Return the listing below verbatim. Pictures do not belong in the copy.
═════ SUPPLIED INFORMATION
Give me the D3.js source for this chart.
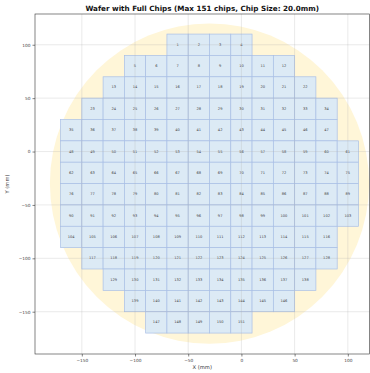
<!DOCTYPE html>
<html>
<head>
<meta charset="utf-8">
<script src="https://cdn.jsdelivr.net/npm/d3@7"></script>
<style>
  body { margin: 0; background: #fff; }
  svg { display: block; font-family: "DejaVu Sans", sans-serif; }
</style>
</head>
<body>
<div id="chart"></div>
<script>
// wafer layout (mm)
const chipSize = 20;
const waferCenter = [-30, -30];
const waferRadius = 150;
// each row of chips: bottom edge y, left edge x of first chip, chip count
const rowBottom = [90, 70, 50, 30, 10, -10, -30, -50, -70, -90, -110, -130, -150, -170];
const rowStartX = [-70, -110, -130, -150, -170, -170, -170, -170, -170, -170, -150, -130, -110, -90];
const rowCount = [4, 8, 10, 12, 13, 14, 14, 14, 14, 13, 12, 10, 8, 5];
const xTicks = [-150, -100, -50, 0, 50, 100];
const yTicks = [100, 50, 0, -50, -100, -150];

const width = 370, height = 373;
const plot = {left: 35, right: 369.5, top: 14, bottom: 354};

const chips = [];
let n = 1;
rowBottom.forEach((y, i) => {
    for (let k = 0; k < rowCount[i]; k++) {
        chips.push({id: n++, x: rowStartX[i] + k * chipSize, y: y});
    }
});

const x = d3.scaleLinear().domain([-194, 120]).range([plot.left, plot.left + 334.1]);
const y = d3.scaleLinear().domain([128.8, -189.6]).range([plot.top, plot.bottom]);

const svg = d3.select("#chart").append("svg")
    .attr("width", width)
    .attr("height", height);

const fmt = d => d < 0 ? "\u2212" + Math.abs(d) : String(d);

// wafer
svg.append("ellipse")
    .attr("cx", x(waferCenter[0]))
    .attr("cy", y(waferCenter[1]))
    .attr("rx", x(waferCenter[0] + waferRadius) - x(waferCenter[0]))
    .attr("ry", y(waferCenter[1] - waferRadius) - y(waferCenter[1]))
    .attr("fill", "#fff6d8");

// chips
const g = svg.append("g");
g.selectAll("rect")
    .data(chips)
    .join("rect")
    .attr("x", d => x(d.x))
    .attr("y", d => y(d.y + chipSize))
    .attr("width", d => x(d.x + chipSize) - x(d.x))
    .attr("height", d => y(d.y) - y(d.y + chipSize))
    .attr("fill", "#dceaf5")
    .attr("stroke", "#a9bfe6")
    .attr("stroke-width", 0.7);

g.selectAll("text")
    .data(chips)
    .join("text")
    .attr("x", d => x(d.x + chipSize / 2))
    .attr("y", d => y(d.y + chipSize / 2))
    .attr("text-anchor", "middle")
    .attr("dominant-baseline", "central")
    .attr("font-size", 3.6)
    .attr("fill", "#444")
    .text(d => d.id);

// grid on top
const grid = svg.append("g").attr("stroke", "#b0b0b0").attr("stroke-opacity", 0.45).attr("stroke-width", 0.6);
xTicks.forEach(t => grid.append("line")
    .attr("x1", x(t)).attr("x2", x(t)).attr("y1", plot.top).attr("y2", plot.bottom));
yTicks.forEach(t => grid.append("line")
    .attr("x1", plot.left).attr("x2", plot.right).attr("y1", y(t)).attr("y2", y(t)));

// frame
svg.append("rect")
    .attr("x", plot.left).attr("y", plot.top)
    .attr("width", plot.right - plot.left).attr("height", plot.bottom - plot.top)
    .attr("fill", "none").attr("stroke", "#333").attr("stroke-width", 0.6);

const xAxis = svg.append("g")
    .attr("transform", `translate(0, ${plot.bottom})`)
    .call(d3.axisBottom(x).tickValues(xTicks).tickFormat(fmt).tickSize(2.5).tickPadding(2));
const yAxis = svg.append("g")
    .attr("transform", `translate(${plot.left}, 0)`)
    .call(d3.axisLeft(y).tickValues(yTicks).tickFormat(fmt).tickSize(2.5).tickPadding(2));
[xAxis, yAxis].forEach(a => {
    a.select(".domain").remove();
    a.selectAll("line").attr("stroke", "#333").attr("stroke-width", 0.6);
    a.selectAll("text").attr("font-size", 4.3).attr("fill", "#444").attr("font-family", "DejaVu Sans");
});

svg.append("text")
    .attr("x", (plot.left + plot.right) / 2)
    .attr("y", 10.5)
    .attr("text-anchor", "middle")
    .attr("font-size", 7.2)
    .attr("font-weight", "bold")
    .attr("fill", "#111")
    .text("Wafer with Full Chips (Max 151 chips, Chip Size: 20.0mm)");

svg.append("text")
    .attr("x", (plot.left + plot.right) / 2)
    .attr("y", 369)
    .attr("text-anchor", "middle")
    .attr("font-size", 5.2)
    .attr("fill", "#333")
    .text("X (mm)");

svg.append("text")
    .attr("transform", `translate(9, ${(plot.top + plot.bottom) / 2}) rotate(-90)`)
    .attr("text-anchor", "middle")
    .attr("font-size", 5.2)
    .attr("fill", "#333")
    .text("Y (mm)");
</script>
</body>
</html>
══════════
**ANSWER FOR THE TASK:**
Give me the D3.js source for this chart.
<!DOCTYPE html>
<html>
<head>
<meta charset="utf-8">
<script src="https://cdn.jsdelivr.net/npm/d3@7"></script>
<style>
  body { margin: 0; background: #fff; }
  svg { display: block; font-family: "DejaVu Sans", sans-serif; }
</style>
</head>
<body>
<div id="chart"></div>
<script>
// wafer layout (mm)
const chipSize = 20;
const waferCenter = [-30, -30];
const waferRadius = 150;
// each row of chips: bottom edge y, left edge x of first chip, chip count
const rowBottom = [90, 70, 50, 30, 10, -10, -30, -50, -70, -90, -110, -130, -150, -170];
const rowStartX = [-70, -110, -130, -150, -170, -170, -170, -170, -170, -170, -150, -130, -110, -90];
const rowCount = [4, 8, 10, 12, 13, 14, 14, 14, 14, 13, 12, 10, 8, 5];
const xTicks = [-150, -100, -50, 0, 50, 100];
const yTicks = [100, 50, 0, -50, -100, -150];

const width = 370, height = 373;
const plot = {left: 35, right: 369.5, top: 14, bottom: 354};

const chips = [];
let n = 1;
rowBottom.forEach((y, i) => {
    for (let k = 0; k < rowCount[i]; k++) {
        chips.push({id: n++, x: rowStartX[i] + k * chipSize, y: y});
    }
});

const x = d3.scaleLinear().domain([-194, 120]).range([plot.left, plot.left + 334.1]);
const y = d3.scaleLinear().domain([128.8, -189.6]).range([plot.top, plot.bottom]);

const svg = d3.select("#chart").append("svg")
    .attr("width", width)
    .attr("height", height);

const fmt = d => d < 0 ? "\u2212" + Math.abs(d) : String(d);

// wafer
svg.append("ellipse")
    .attr("cx", x(waferCenter[0]))
    .attr("cy", y(waferCenter[1]))
    .attr("rx", x(waferCenter[0] + waferRadius) - x(waferCenter[0]))
    .attr("ry", y(waferCenter[1] - waferRadius) - y(waferCenter[1]))
    .attr("fill", "#fff6d8");

// chips
const g = svg.append("g");
g.selectAll("rect")
    .data(chips)
    .join("rect")
    .attr("x", d => x(d.x))
    .attr("y", d => y(d.y + chipSize))
    .attr("width", d => x(d.x + chipSize) - x(d.x))
    .attr("height", d => y(d.y) - y(d.y + chipSize))
    .attr("fill", "#dceaf5")
    .attr("stroke", "#a9bfe6")
    .attr("stroke-width", 0.7);

g.selectAll("text")
    .data(chips)
    .join("text")
    .attr("x", d => x(d.x + chipSize / 2))
    .attr("y", d => y(d.y + chipSize / 2))
    .attr("text-anchor", "middle")
    .attr("dominant-baseline", "central")
    .attr("font-size", 3.6)
    .attr("fill", "#444")
    .text(d => d.id);

// grid on top
const grid = svg.append("g").attr("stroke", "#b0b0b0").attr("stroke-opacity", 0.45).attr("stroke-width", 0.6);
xTicks.forEach(t => grid.append("line")
    .attr("x1", x(t)).attr("x2", x(t)).attr("y1", plot.top).attr("y2", plot.bottom));
yTicks.forEach(t => grid.append("line")
    .attr("x1", plot.left).attr("x2", plot.right).attr("y1", y(t)).attr("y2", y(t)));

// frame
svg.append("rect")
    .attr("x", plot.left).attr("y", plot.top)
    .attr("width", plot.right - plot.left).attr("height", plot.bottom - plot.top)
    .attr("fill", "none").attr("stroke", "#333").attr("stroke-width", 0.6);

const xAxis = svg.append("g")
    .attr("transform", `translate(0, ${plot.bottom})`)
    .call(d3.axisBottom(x).tickValues(xTicks).tickFormat(fmt).tickSize(2.5).tickPadding(2));
const yAxis = svg.append("g")
    .attr("transform", `translate(${plot.left}, 0)`)
    .call(d3.axisLeft(y).tickValues(yTicks).tickFormat(fmt).tickSize(2.5).tickPadding(2));
[xAxis, yAxis].forEach(a => {
    a.select(".domain").remove();
    a.selectAll("line").attr("stroke", "#333").attr("stroke-width", 0.6);
    a.selectAll("text").attr("font-size", 4.3).attr("fill", "#444").attr("font-family", "DejaVu Sans");
});

svg.append("text")
    .attr("x", (plot.left + plot.right) / 2)
    .attr("y", 10.5)
    .attr("text-anchor", "middle")
    .attr("font-size", 7.2)
    .attr("font-weight", "bold")
    .attr("fill", "#111")
    .text("Wafer with Full Chips (Max 151 chips, Chip Size: 20.0mm)");

svg.append("text")
    .attr("x", (plot.left + plot.right) / 2)
    .attr("y", 369)
    .attr("text-anchor", "middle")
    .attr("font-size", 5.2)
    .attr("fill", "#333")
    .text("X (mm)");

svg.append("text")
    .attr("transform", `translate(9, ${(plot.top + plot.bottom) / 2}) rotate(-90)`)
    .attr("text-anchor", "middle")
    .attr("font-size", 5.2)
    .attr("fill", "#333")
    .text("Y (mm)");
</script>
</body>
</html>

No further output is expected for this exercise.